### THE TASK
Print the lines of the listing below verbatim from its first line through the line bearing "(yc) at (975,1018)". Any pictures are to be omitted.

### INPUT MATERIAL
###

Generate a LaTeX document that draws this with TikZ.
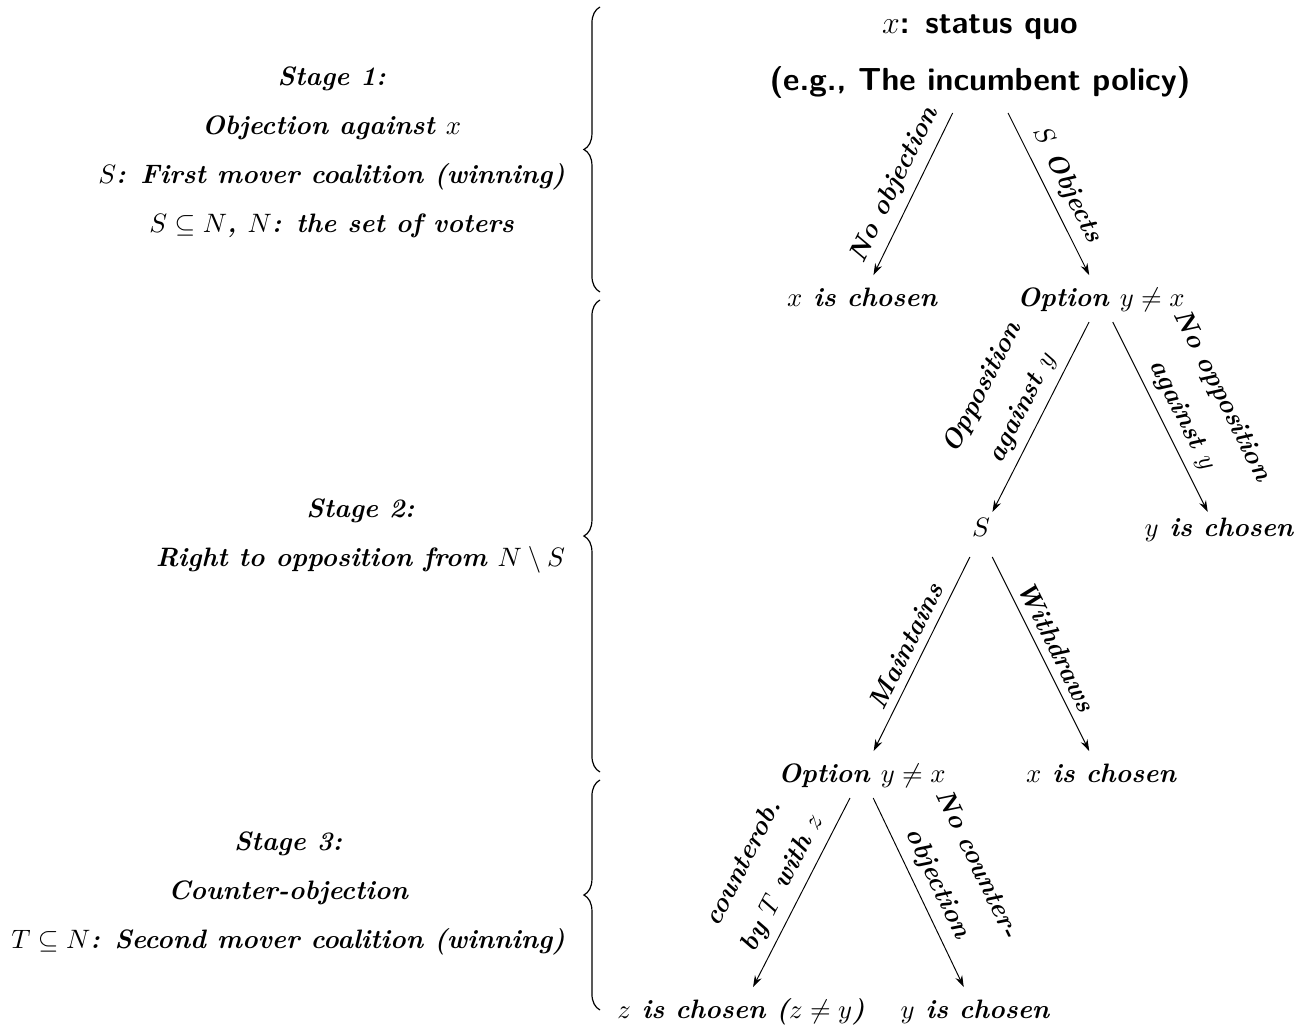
\RequirePackage{fix-cm}
\documentclass[tikz,border=0pt]{standalone}
\usepackage{amssymb}
\usetikzlibrary{arrows.meta,decorations.pathreplacing}
\newcommand{\bifont}{\fontsize{11.1}{13.4}\selectfont\bfseries\itshape}
\newcommand{\rootfont}{\fontsize{13.3}{16}\selectfont\sffamily\bfseries}
\begin{document}
\begin{tikzpicture}[x=0.4167pt,y=-0.4167pt,
  every node/.style={inner sep=0pt, outer sep=0pt},
  rowA/.style={font=\bifont, anchor=base, inner xsep=2pt, text height=12.9pt, text depth=6.7pt},
  rowB/.style={font=\bifont, anchor=base, inner xsep=2pt, text height=10pt, text depth=8.75pt},
  stagetext/.style={font=\bifont, anchor=east, align=center},
  lab/.style={font=\bifont, sloped, above, align=center, inner sep=3.5pt},
  arr/.style={-{Stealth[length=4.8pt,width=3.1pt]}, line width=0.4pt},
  stagebrace/.style={decorate, decoration={brace, amplitude=6.7pt}, line width=0.5pt}]
\useasboundingbox (0,0) rectangle (1311,1030);

% tree nodes
\node[anchor=center, align=center, minimum height=112*0.4167pt, font=\rootfont]
  (root) at (980,57) {$x$: status quo\\[7.75pt](e.g., The incumbent policy)};
\node[rowA] (xa) at (862,306) {$x$ is chosen};
\node[rowA] (oa) at (1101,306) {Option $y\neq x$};
\node[rowB] (s)  at (981,536) {$S$};
\node[rowB] (yb) at (1219,536) {$y$ is chosen};
\node[rowA] (ob) at (862,782) {Option $y\neq x$};
\node[rowA] (xb) at (1101,782) {$x$ is chosen};
\node[rowA] (zc) at (741,1018) {$z$ is chosen ($z\neq y$)};
\node[rowA] (yc) at (975,1018) {$y$ is chosen};

% edges
\draw[arr] (root) -- node[lab] {No objection} (xa);
\draw[arr] (root) -- node[lab] {$S$ Objects} (oa);
\draw[arr] (oa) -- node[lab] {Opposition\\[5pt]against $y$} (s);
\draw[arr] (oa) -- node[lab, pos=0.54] {No opposition\\[5pt]against $y$} (yb);
\draw[arr] (s) -- node[lab] {Maintains} (ob);
\draw[arr] (s) -- node[lab] {Withdraws} (xb);
\draw[arr] (ob) -- node[lab] {counterob.\\[5pt]by $T$ with $z$} (zc);
\draw[arr] (ob) -- node[lab, pos=0.5] {No counter-\\[5pt]objection} (yc);

% stage descriptions
\node[stagetext] (st1) at (565,152) {Stage 1:\\[7pt]Objection against $x$\\[7pt]$S$: First mover coalition (winning)\\[7pt]$S\subseteq N$, $N$: the set of voters};
\node[stagetext] (st2) at (565,536) {Stage 2:\\[7pt]Right to opposition from $N\setminus S$};
\node[stagetext] (st3) at (565,893) {Stage 3:\\[7pt]Counter-objection\\[7pt]$T\subseteq N$: Second mover coalition (winning)};

% braces
\coordinate (b1t) at (600,7);
\coordinate (b1b) at (600,292);
\coordinate (b2t) at (600,300);
\coordinate (b2b) at (600,772);
\coordinate (b3t) at (600,780);
\coordinate (b3b) at (600,1010);
\draw[stagebrace] (b1b) -- (b1t);
\draw[stagebrace] (b2b) -- (b2t);
\draw[stagebrace] (b3b) -- (b3t);
\end{tikzpicture}
\end{document}
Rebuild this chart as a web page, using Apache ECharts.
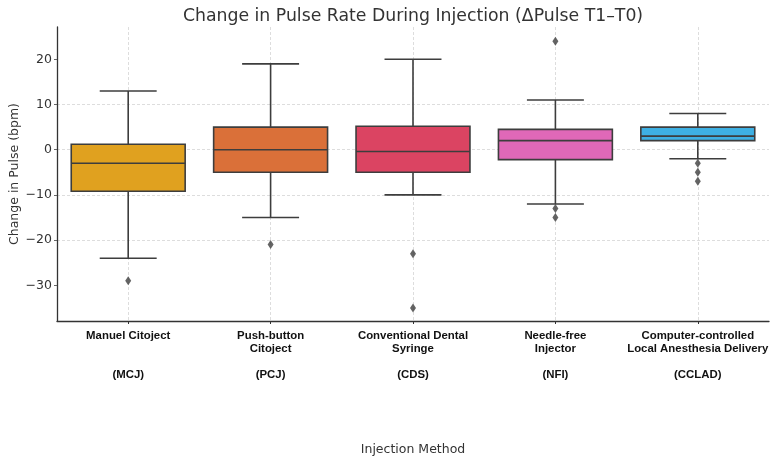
<!DOCTYPE html>
<html>
<head>
<meta charset="utf-8">
<script src="https://cdn.jsdelivr.net/npm/echarts@6/dist/echarts.min.js"></script>
<style>
html,body{margin:0;padding:0;background:#fff;}
#chart{width:776px;height:463px;}
</style>
</head>
<body>
<div id="chart"></div>
<script>
// ---- data ----
const categories = ['Manuel Citoject (MCJ)', 'Push-button Citoject (PCJ)', 'Conventional Dental Syringe (CDS)', 'Needle-free Injector (NFI)', 'Computer-controlled Local Anesthesia Delivery (CCLAD)'];
const labelLines = [
  ['Manuel Citoject', '', '', '(MCJ)'],
  ['Push-button', 'Citoject', '', '(PCJ)'],
  ['Conventional Dental', 'Syringe', '', '(CDS)'],
  ['Needle-free', 'Injector', '', '(NFI)'],
  ['Computer-controlled', 'Local Anesthesia Delivery', '', '(CCLAD)']
];
const whiskerLow = [-24, -15, -10, -12, -2];
const q1 = [-9.2, -5, -5, -2.2, 2];
const median = [-3, 0, -0.4, 2, 3];
const q3 = [1.2, 5, 5.2, 4.5, 5];
const whiskerHigh = [13, 19, 20, 11, 8];
const outliers = [
  [0, -29],
  [1, -21],
  [2, -23], [2, -35],
  [3, 24], [3, -13], [3, -15],
  [4, -3], [4, -5], [4, -7]
];
const yTicks = [-30, -20, -10, 0, 10, 20];

// ---- style ----
const boxColors = ['#E0A11F', '#DA7039', '#DB4462', '#E068B8', '#3EB0E3'];
const edge = '#3d3d3d';

const boxData = categories.map((c, i) => [i, whiskerLow[i], q1[i], median[i], q3[i], whiskerHigh[i]]);

const chart = echarts.init(document.getElementById('chart'), null, {renderer: 'canvas'});
const sans = 'DejaVu Sans';

chart.setOption({
  backgroundColor: '#ffffff',
  animation: false,
  title: {
    text: 'Change in Pulse Rate During Injection (\u0394Pulse T1\u2013T0)',
    left: 408, top: 3, textAlign: 'center',
    textStyle: {fontFamily: sans, fontSize: 17.3, fontWeight: 'normal', color: '#333333'}
  },
  grid: {left: 57, right: 7, top: 27, bottom: 142, containLabel: false, outerBoundsMode: 'none'},
  xAxis: {
    type: 'category',
    data: categories,
    boundaryGap: true,
    name: 'Injection Method',
    nameLocation: 'middle',
    nameGap: 122,
    nameTextStyle: {fontFamily: sans, fontSize: 12.5, color: '#333333'},
    axisLine: {show: true, onZero: false, lineStyle: {color: '#333333', width: 1.3}},
    axisTick: {show: true, alignWithLabel: true, length: 3, lineStyle: {color: '#333333'}},
    splitLine: {show: true, alignWithLabel: true, lineStyle: {color: '#d4d4d4', type: [3, 2], width: 0.8}},
    axisLabel: {
      interval: 0,
      margin: 8,
      fontFamily: 'Liberation Sans',
      fontWeight: 'bold',
      fontSize: 11.4,
      lineHeight: 13.2,
      color: '#111111',
      formatter: function (v, idx) { return labelLines[idx].join('\n'); }
    }
  },
  yAxis: {
    type: 'value',
    min: -37.9,
    max: 27.15,
    interval: 10,
    name: 'Change in Pulse (bpm)',
    nameLocation: 'middle',
    nameGap: 36,
    nameMoveOverlap: false,
    nameTextStyle: {fontFamily: sans, fontSize: 12.5, color: '#333333'},
    axisLine: {show: true, onZero: false, lineStyle: {color: '#333333', width: 1.3}},
    axisTick: {show: true, length: 3, lineStyle: {color: '#666666'},
      customValues: yTicks},
    axisLabel: {
      margin: 5,
      fontFamily: sans, fontSize: 12.5, color: '#333333',
      customValues: yTicks,
      formatter: function (v) { return v < 0 ? '\u2212' + Math.abs(v) : String(v); }
    },
    splitLine: {show: true, showMinLine: false, showMaxLine: false,
      lineStyle: {color: '#d4d4d4', type: [3, 2], width: 0.8}}
  },
  series: [
    {
      type: 'custom',
      name: 'box',
      data: boxData,
      encode: {x: 0, y: [1, 2, 3, 4, 5]},
      z: 3,
      renderItem: function (params, api) {
        const x = api.value(0);
        const pLow = api.coord([x, api.value(1)]);
        const pQ1 = api.coord([x, api.value(2)]);
        const pMed = api.coord([x, api.value(3)]);
        const pQ3 = api.coord([x, api.value(4)]);
        const pHigh = api.coord([x, api.value(5)]);
        const band = api.size([1, 0])[0];
        const bw = band * 0.8;
        const cw = bw / 2;
        const cx = pQ1[0];
        const ls = {stroke: edge, lineWidth: 1.6, fill: null};
        return {
          type: 'group',
          children: [
            {type: 'line', shape: {x1: cx, y1: pQ3[1], x2: cx, y2: pHigh[1]}, style: ls},
            {type: 'line', shape: {x1: cx, y1: pQ1[1], x2: cx, y2: pLow[1]}, style: ls},
            {type: 'line', shape: {x1: cx - cw / 2, y1: pHigh[1], x2: cx + cw / 2, y2: pHigh[1]}, style: ls},
            {type: 'line', shape: {x1: cx - cw / 2, y1: pLow[1], x2: cx + cw / 2, y2: pLow[1]}, style: ls},
            {type: 'rect', shape: {x: cx - bw / 2, y: pQ3[1], width: bw, height: pQ1[1] - pQ3[1]},
              style: {fill: boxColors[params.dataIndex], stroke: edge, lineWidth: 1.6}},
            {type: 'line', shape: {x1: cx - bw / 2, y1: pMed[1], x2: cx + bw / 2, y2: pMed[1]}, style: ls}
          ]
        };
      }
    },
    {
      type: 'scatter',
      name: 'outliers',
      data: outliers,
      symbol: 'diamond',
      symbolSize: [6, 9],
      itemStyle: {color: edge},
      z: 4
    }
  ]
});
</script>
</body>
</html>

###

### WRITTEN RESPONSE
Generate a LaTeX document that draws this with TikZ.
\RequirePackage{fix-cm}
\documentclass[tikz,border=0pt]{standalone}
\usepackage{amssymb}
\usetikzlibrary{arrows.meta,decorations.pathreplacing}
\newcommand{\bifont}{\fontsize{11.1}{13.4}\selectfont\bfseries\itshape}
\newcommand{\rootfont}{\fontsize{13.3}{16}\selectfont\sffamily\bfseries}
\begin{document}
\begin{tikzpicture}[x=0.4167pt,y=-0.4167pt,
  every node/.style={inner sep=0pt, outer sep=0pt},
  rowA/.style={font=\bifont, anchor=base, inner xsep=2pt, text height=12.9pt, text depth=6.7pt},
  rowB/.style={font=\bifont, anchor=base, inner xsep=2pt, text height=10pt, text depth=8.75pt},
  stagetext/.style={font=\bifont, anchor=east, align=center},
  lab/.style={font=\bifont, sloped, above, align=center, inner sep=3.5pt},
  arr/.style={-{Stealth[length=4.8pt,width=3.1pt]}, line width=0.4pt},
  stagebrace/.style={decorate, decoration={brace, amplitude=6.7pt}, line width=0.5pt}]
\useasboundingbox (0,0) rectangle (1311,1030);

% tree nodes
\node[anchor=center, align=center, minimum height=112*0.4167pt, font=\rootfont]
  (root) at (980,57) {$x$: status quo\\[7.75pt](e.g., The incumbent policy)};
\node[rowA] (xa) at (862,306) {$x$ is chosen};
\node[rowA] (oa) at (1101,306) {Option $y\neq x$};
\node[rowB] (s)  at (981,536) {$S$};
\node[rowB] (yb) at (1219,536) {$y$ is chosen};
\node[rowA] (ob) at (862,782) {Option $y\neq x$};
\node[rowA] (xb) at (1101,782) {$x$ is chosen};
\node[rowA] (zc) at (741,1018) {$z$ is chosen ($z\neq y$)};
\node[rowA] (yc) at (975,1018) {$y$ is chosen};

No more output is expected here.